**Stated task**
Set down each line of the material that follows, exactly, with no pictures.

**Raw data**
━━━━━━━━
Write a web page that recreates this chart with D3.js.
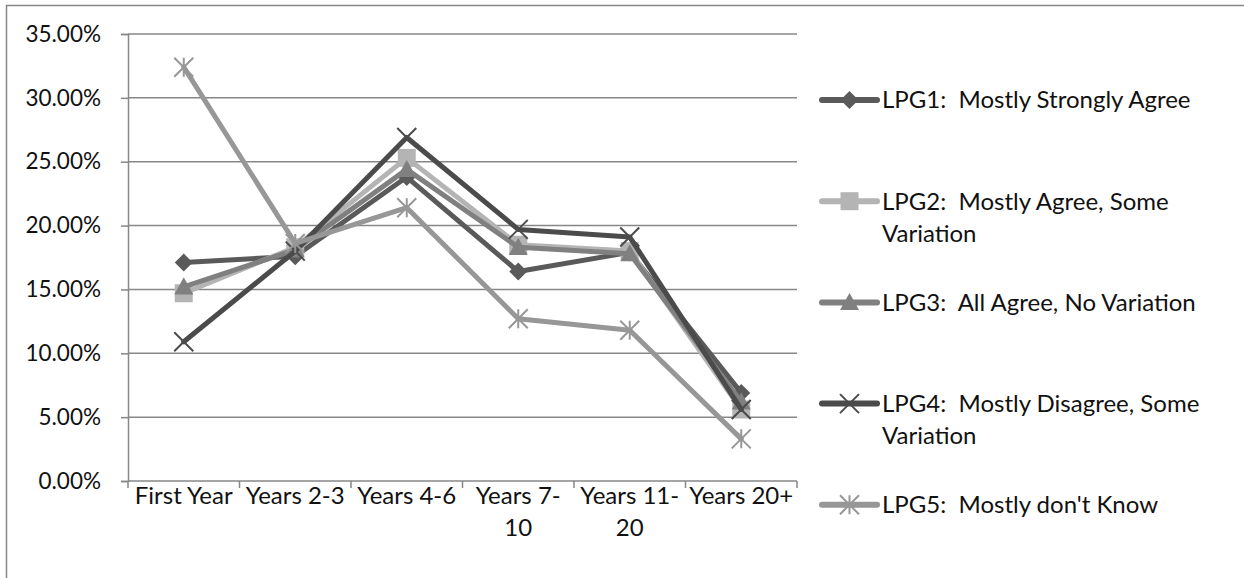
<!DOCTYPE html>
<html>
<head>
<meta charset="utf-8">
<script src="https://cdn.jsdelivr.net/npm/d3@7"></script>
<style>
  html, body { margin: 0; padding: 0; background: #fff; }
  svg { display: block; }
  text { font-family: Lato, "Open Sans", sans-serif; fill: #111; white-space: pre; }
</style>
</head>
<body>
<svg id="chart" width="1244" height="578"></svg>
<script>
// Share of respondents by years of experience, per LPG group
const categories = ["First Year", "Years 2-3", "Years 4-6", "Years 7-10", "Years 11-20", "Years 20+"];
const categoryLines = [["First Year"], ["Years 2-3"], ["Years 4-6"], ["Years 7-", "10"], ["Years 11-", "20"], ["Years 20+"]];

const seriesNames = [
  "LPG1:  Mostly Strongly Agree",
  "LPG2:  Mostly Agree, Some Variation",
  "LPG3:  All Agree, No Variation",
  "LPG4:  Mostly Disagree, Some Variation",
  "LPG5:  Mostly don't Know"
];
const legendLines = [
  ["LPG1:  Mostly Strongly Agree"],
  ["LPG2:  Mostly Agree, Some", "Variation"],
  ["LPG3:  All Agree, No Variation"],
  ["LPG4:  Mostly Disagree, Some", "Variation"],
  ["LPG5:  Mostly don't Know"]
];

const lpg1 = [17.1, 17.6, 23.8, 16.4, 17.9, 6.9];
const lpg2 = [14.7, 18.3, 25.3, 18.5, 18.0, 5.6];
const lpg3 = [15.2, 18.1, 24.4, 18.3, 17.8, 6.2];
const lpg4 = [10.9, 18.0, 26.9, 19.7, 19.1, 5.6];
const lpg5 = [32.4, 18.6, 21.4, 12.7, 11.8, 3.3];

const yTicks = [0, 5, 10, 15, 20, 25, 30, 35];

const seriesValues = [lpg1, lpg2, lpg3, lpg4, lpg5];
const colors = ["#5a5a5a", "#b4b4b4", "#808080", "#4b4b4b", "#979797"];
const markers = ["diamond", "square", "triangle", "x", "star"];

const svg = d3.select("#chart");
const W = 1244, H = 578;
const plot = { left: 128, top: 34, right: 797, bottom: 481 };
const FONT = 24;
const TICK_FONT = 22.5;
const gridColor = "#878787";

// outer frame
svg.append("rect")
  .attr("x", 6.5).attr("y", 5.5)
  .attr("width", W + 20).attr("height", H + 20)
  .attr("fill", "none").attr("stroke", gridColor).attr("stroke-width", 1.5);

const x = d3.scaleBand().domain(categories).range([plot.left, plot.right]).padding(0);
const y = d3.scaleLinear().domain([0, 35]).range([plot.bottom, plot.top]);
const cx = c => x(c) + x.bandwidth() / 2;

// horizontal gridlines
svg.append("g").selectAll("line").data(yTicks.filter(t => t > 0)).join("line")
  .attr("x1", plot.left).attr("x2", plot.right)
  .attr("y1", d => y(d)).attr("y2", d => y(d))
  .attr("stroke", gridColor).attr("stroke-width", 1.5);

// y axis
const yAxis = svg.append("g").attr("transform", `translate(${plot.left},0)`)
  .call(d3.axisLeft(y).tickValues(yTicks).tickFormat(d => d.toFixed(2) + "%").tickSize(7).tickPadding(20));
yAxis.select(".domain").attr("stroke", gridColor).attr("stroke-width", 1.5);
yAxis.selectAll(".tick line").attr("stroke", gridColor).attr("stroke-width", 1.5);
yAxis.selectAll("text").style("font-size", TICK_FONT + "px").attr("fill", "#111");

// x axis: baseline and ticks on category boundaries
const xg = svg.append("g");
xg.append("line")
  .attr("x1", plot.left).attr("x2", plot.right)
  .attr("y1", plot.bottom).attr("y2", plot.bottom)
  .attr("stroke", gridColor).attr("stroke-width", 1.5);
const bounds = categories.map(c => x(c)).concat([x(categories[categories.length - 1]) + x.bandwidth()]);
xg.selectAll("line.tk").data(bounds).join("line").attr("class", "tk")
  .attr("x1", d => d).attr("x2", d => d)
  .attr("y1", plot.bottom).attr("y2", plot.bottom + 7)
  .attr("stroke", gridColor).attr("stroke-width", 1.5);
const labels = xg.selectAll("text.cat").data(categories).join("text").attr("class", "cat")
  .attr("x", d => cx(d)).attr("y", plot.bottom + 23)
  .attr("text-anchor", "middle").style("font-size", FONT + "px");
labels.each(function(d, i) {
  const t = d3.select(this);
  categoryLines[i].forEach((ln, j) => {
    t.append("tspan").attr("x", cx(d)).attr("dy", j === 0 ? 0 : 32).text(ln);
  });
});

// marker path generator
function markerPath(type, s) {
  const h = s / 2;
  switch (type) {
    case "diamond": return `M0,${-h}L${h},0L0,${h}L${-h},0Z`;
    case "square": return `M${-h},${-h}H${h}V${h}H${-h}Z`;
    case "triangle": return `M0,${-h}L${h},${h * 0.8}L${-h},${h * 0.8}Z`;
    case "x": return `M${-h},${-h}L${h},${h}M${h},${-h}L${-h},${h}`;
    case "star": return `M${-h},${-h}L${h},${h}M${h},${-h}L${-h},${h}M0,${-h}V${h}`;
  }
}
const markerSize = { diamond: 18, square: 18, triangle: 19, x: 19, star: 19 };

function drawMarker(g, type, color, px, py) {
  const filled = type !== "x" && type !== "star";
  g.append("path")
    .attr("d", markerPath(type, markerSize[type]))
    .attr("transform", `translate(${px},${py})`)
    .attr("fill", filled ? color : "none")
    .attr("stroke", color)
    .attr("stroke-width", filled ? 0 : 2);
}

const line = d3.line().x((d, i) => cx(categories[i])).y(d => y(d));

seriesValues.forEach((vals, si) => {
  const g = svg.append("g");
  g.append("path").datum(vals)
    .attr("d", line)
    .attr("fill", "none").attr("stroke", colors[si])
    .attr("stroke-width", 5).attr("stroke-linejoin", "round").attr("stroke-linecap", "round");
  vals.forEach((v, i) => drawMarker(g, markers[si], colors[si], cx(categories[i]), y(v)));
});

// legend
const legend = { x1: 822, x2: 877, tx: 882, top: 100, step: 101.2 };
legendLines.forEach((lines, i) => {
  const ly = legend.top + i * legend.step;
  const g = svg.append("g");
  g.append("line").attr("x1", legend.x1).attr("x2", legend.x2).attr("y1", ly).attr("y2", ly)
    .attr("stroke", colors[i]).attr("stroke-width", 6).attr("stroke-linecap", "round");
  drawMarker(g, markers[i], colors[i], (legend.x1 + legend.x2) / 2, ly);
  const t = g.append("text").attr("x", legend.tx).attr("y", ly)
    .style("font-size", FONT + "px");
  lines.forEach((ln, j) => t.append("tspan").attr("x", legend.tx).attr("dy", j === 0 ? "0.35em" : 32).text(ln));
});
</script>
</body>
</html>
━━━━━━━━
**Answer**
Write a web page that recreates this chart with D3.js.
<!DOCTYPE html>
<html>
<head>
<meta charset="utf-8">
<script src="https://cdn.jsdelivr.net/npm/d3@7"></script>
<style>
  html, body { margin: 0; padding: 0; background: #fff; }
  svg { display: block; }
  text { font-family: Lato, "Open Sans", sans-serif; fill: #111; white-space: pre; }
</style>
</head>
<body>
<svg id="chart" width="1244" height="578"></svg>
<script>
// Share of respondents by years of experience, per LPG group
const categories = ["First Year", "Years 2-3", "Years 4-6", "Years 7-10", "Years 11-20", "Years 20+"];
const categoryLines = [["First Year"], ["Years 2-3"], ["Years 4-6"], ["Years 7-", "10"], ["Years 11-", "20"], ["Years 20+"]];

const seriesNames = [
  "LPG1:  Mostly Strongly Agree",
  "LPG2:  Mostly Agree, Some Variation",
  "LPG3:  All Agree, No Variation",
  "LPG4:  Mostly Disagree, Some Variation",
  "LPG5:  Mostly don't Know"
];
const legendLines = [
  ["LPG1:  Mostly Strongly Agree"],
  ["LPG2:  Mostly Agree, Some", "Variation"],
  ["LPG3:  All Agree, No Variation"],
  ["LPG4:  Mostly Disagree, Some", "Variation"],
  ["LPG5:  Mostly don't Know"]
];

const lpg1 = [17.1, 17.6, 23.8, 16.4, 17.9, 6.9];
const lpg2 = [14.7, 18.3, 25.3, 18.5, 18.0, 5.6];
const lpg3 = [15.2, 18.1, 24.4, 18.3, 17.8, 6.2];
const lpg4 = [10.9, 18.0, 26.9, 19.7, 19.1, 5.6];
const lpg5 = [32.4, 18.6, 21.4, 12.7, 11.8, 3.3];

const yTicks = [0, 5, 10, 15, 20, 25, 30, 35];

const seriesValues = [lpg1, lpg2, lpg3, lpg4, lpg5];
const colors = ["#5a5a5a", "#b4b4b4", "#808080", "#4b4b4b", "#979797"];
const markers = ["diamond", "square", "triangle", "x", "star"];

const svg = d3.select("#chart");
const W = 1244, H = 578;
const plot = { left: 128, top: 34, right: 797, bottom: 481 };
const FONT = 24;
const TICK_FONT = 22.5;
const gridColor = "#878787";

// outer frame
svg.append("rect")
  .attr("x", 6.5).attr("y", 5.5)
  .attr("width", W + 20).attr("height", H + 20)
  .attr("fill", "none").attr("stroke", gridColor).attr("stroke-width", 1.5);

const x = d3.scaleBand().domain(categories).range([plot.left, plot.right]).padding(0);
const y = d3.scaleLinear().domain([0, 35]).range([plot.bottom, plot.top]);
const cx = c => x(c) + x.bandwidth() / 2;

// horizontal gridlines
svg.append("g").selectAll("line").data(yTicks.filter(t => t > 0)).join("line")
  .attr("x1", plot.left).attr("x2", plot.right)
  .attr("y1", d => y(d)).attr("y2", d => y(d))
  .attr("stroke", gridColor).attr("stroke-width", 1.5);

// y axis
const yAxis = svg.append("g").attr("transform", `translate(${plot.left},0)`)
  .call(d3.axisLeft(y).tickValues(yTicks).tickFormat(d => d.toFixed(2) + "%").tickSize(7).tickPadding(20));
yAxis.select(".domain").attr("stroke", gridColor).attr("stroke-width", 1.5);
yAxis.selectAll(".tick line").attr("stroke", gridColor).attr("stroke-width", 1.5);
yAxis.selectAll("text").style("font-size", TICK_FONT + "px").attr("fill", "#111");

// x axis: baseline and ticks on category boundaries
const xg = svg.append("g");
xg.append("line")
  .attr("x1", plot.left).attr("x2", plot.right)
  .attr("y1", plot.bottom).attr("y2", plot.bottom)
  .attr("stroke", gridColor).attr("stroke-width", 1.5);
const bounds = categories.map(c => x(c)).concat([x(categories[categories.length - 1]) + x.bandwidth()]);
xg.selectAll("line.tk").data(bounds).join("line").attr("class", "tk")
  .attr("x1", d => d).attr("x2", d => d)
  .attr("y1", plot.bottom).attr("y2", plot.bottom + 7)
  .attr("stroke", gridColor).attr("stroke-width", 1.5);
const labels = xg.selectAll("text.cat").data(categories).join("text").attr("class", "cat")
  .attr("x", d => cx(d)).attr("y", plot.bottom + 23)
  .attr("text-anchor", "middle").style("font-size", FONT + "px");
labels.each(function(d, i) {
  const t = d3.select(this);
  categoryLines[i].forEach((ln, j) => {
    t.append("tspan").attr("x", cx(d)).attr("dy", j === 0 ? 0 : 32).text(ln);
  });
});

// marker path generator
function markerPath(type, s) {
  const h = s / 2;
  switch (type) {
    case "diamond": return `M0,${-h}L${h},0L0,${h}L${-h},0Z`;
    case "square": return `M${-h},${-h}H${h}V${h}H${-h}Z`;
    case "triangle": return `M0,${-h}L${h},${h * 0.8}L${-h},${h * 0.8}Z`;
    case "x": return `M${-h},${-h}L${h},${h}M${h},${-h}L${-h},${h}`;
    case "star": return `M${-h},${-h}L${h},${h}M${h},${-h}L${-h},${h}M0,${-h}V${h}`;
  }
}
const markerSize = { diamond: 18, square: 18, triangle: 19, x: 19, star: 19 };

function drawMarker(g, type, color, px, py) {
  const filled = type !== "x" && type !== "star";
  g.append("path")
    .attr("d", markerPath(type, markerSize[type]))
    .attr("transform", `translate(${px},${py})`)
    .attr("fill", filled ? color : "none")
    .attr("stroke", color)
    .attr("stroke-width", filled ? 0 : 2);
}

const line = d3.line().x((d, i) => cx(categories[i])).y(d => y(d));

seriesValues.forEach((vals, si) => {
  const g = svg.append("g");
  g.append("path").datum(vals)
    .attr("d", line)
    .attr("fill", "none").attr("stroke", colors[si])
    .attr("stroke-width", 5).attr("stroke-linejoin", "round").attr("stroke-linecap", "round");
  vals.forEach((v, i) => drawMarker(g, markers[si], colors[si], cx(categories[i]), y(v)));
});

// legend
const legend = { x1: 822, x2: 877, tx: 882, top: 100, step: 101.2 };
legendLines.forEach((lines, i) => {
  const ly = legend.top + i * legend.step;
  const g = svg.append("g");
  g.append("line").attr("x1", legend.x1).attr("x2", legend.x2).attr("y1", ly).attr("y2", ly)
    .attr("stroke", colors[i]).attr("stroke-width", 6).attr("stroke-linecap", "round");
  drawMarker(g, markers[i], colors[i], (legend.x1 + legend.x2) / 2, ly);
  const t = g.append("text").attr("x", legend.tx).attr("y", ly)
    .style("font-size", FONT + "px");
  lines.forEach((ln, j) => t.append("tspan").attr("x", legend.tx).attr("dy", j === 0 ? "0.35em" : 32).text(ln));
});
</script>
</body>
</html>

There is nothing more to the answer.